— Begin Source excerpt —

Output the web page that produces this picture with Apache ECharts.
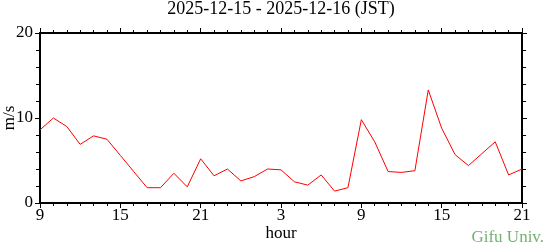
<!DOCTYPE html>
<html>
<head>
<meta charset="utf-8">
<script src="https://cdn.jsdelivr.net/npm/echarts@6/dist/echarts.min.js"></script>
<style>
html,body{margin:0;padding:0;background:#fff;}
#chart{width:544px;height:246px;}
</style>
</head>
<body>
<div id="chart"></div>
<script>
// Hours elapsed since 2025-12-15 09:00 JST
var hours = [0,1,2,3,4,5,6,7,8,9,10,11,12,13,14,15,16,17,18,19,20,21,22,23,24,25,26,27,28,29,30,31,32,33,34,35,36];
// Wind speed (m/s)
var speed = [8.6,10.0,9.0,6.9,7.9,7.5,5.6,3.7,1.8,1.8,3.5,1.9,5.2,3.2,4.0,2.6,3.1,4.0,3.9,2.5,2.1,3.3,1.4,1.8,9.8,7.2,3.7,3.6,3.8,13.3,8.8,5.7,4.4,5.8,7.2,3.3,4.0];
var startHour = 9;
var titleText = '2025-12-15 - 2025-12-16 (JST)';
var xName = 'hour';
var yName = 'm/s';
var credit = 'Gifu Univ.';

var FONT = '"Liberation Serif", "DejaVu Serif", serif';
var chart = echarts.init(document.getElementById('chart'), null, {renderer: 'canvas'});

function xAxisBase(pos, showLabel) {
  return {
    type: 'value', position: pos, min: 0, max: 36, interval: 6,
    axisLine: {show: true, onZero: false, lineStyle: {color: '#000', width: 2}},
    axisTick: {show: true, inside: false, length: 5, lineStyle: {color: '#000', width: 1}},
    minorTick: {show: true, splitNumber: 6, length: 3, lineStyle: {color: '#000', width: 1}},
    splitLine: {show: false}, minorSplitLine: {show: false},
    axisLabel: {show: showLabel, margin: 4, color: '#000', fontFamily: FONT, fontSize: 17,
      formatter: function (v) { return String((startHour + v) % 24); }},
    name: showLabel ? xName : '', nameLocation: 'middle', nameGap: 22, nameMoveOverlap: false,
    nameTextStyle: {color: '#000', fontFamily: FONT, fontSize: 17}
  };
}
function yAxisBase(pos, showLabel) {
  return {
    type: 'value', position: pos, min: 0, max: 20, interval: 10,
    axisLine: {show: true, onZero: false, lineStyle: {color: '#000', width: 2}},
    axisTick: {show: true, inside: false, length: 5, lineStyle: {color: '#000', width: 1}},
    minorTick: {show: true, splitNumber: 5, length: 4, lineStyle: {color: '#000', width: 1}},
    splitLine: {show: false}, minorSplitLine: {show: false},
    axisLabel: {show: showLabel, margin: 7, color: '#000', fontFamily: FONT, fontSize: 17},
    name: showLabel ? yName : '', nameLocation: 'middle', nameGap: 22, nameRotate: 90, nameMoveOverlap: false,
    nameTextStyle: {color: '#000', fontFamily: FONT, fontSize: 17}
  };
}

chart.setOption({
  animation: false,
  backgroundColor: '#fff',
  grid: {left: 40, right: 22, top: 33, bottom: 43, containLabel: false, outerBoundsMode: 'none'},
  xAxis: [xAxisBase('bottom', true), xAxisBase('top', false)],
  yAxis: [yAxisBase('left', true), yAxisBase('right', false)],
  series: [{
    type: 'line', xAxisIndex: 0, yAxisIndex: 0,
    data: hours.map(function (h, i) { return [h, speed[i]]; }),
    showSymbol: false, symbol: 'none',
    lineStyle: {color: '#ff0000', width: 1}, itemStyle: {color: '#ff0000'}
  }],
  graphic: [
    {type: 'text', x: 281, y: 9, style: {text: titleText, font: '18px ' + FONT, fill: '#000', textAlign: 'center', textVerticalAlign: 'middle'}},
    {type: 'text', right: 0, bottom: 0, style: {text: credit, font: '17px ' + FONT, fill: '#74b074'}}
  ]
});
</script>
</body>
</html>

— End Source excerpt —

■ **Written task**
Repeat the material verbatim. Do not carry over any picture.

■ **Finished exercise**
Output the web page that produces this picture with Apache ECharts.
<!DOCTYPE html>
<html>
<head>
<meta charset="utf-8">
<script src="https://cdn.jsdelivr.net/npm/echarts@6/dist/echarts.min.js"></script>
<style>
html,body{margin:0;padding:0;background:#fff;}
#chart{width:544px;height:246px;}
</style>
</head>
<body>
<div id="chart"></div>
<script>
// Hours elapsed since 2025-12-15 09:00 JST
var hours = [0,1,2,3,4,5,6,7,8,9,10,11,12,13,14,15,16,17,18,19,20,21,22,23,24,25,26,27,28,29,30,31,32,33,34,35,36];
// Wind speed (m/s)
var speed = [8.6,10.0,9.0,6.9,7.9,7.5,5.6,3.7,1.8,1.8,3.5,1.9,5.2,3.2,4.0,2.6,3.1,4.0,3.9,2.5,2.1,3.3,1.4,1.8,9.8,7.2,3.7,3.6,3.8,13.3,8.8,5.7,4.4,5.8,7.2,3.3,4.0];
var startHour = 9;
var titleText = '2025-12-15 - 2025-12-16 (JST)';
var xName = 'hour';
var yName = 'm/s';
var credit = 'Gifu Univ.';

var FONT = '"Liberation Serif", "DejaVu Serif", serif';
var chart = echarts.init(document.getElementById('chart'), null, {renderer: 'canvas'});

function xAxisBase(pos, showLabel) {
  return {
    type: 'value', position: pos, min: 0, max: 36, interval: 6,
    axisLine: {show: true, onZero: false, lineStyle: {color: '#000', width: 2}},
    axisTick: {show: true, inside: false, length: 5, lineStyle: {color: '#000', width: 1}},
    minorTick: {show: true, splitNumber: 6, length: 3, lineStyle: {color: '#000', width: 1}},
    splitLine: {show: false}, minorSplitLine: {show: false},
    axisLabel: {show: showLabel, margin: 4, color: '#000', fontFamily: FONT, fontSize: 17,
      formatter: function (v) { return String((startHour + v) % 24); }},
    name: showLabel ? xName : '', nameLocation: 'middle', nameGap: 22, nameMoveOverlap: false,
    nameTextStyle: {color: '#000', fontFamily: FONT, fontSize: 17}
  };
}
function yAxisBase(pos, showLabel) {
  return {
    type: 'value', position: pos, min: 0, max: 20, interval: 10,
    axisLine: {show: true, onZero: false, lineStyle: {color: '#000', width: 2}},
    axisTick: {show: true, inside: false, length: 5, lineStyle: {color: '#000', width: 1}},
    minorTick: {show: true, splitNumber: 5, length: 4, lineStyle: {color: '#000', width: 1}},
    splitLine: {show: false}, minorSplitLine: {show: false},
    axisLabel: {show: showLabel, margin: 7, color: '#000', fontFamily: FONT, fontSize: 17},
    name: showLabel ? yName : '', nameLocation: 'middle', nameGap: 22, nameRotate: 90, nameMoveOverlap: false,
    nameTextStyle: {color: '#000', fontFamily: FONT, fontSize: 17}
  };
}

chart.setOption({
  animation: false,
  backgroundColor: '#fff',
  grid: {left: 40, right: 22, top: 33, bottom: 43, containLabel: false, outerBoundsMode: 'none'},
  xAxis: [xAxisBase('bottom', true), xAxisBase('top', false)],
  yAxis: [yAxisBase('left', true), yAxisBase('right', false)],
  series: [{
    type: 'line', xAxisIndex: 0, yAxisIndex: 0,
    data: hours.map(function (h, i) { return [h, speed[i]]; }),
    showSymbol: false, symbol: 'none',
    lineStyle: {color: '#ff0000', width: 1}, itemStyle: {color: '#ff0000'}
  }],
  graphic: [
    {type: 'text', x: 281, y: 9, style: {text: titleText, font: '18px ' + FONT, fill: '#000', textAlign: 'center', textVerticalAlign: 'middle'}},
    {type: 'text', right: 0, bottom: 0, style: {text: credit, font: '17px ' + FONT, fill: '#74b074'}}
  ]
});
</script>
</body>
</html>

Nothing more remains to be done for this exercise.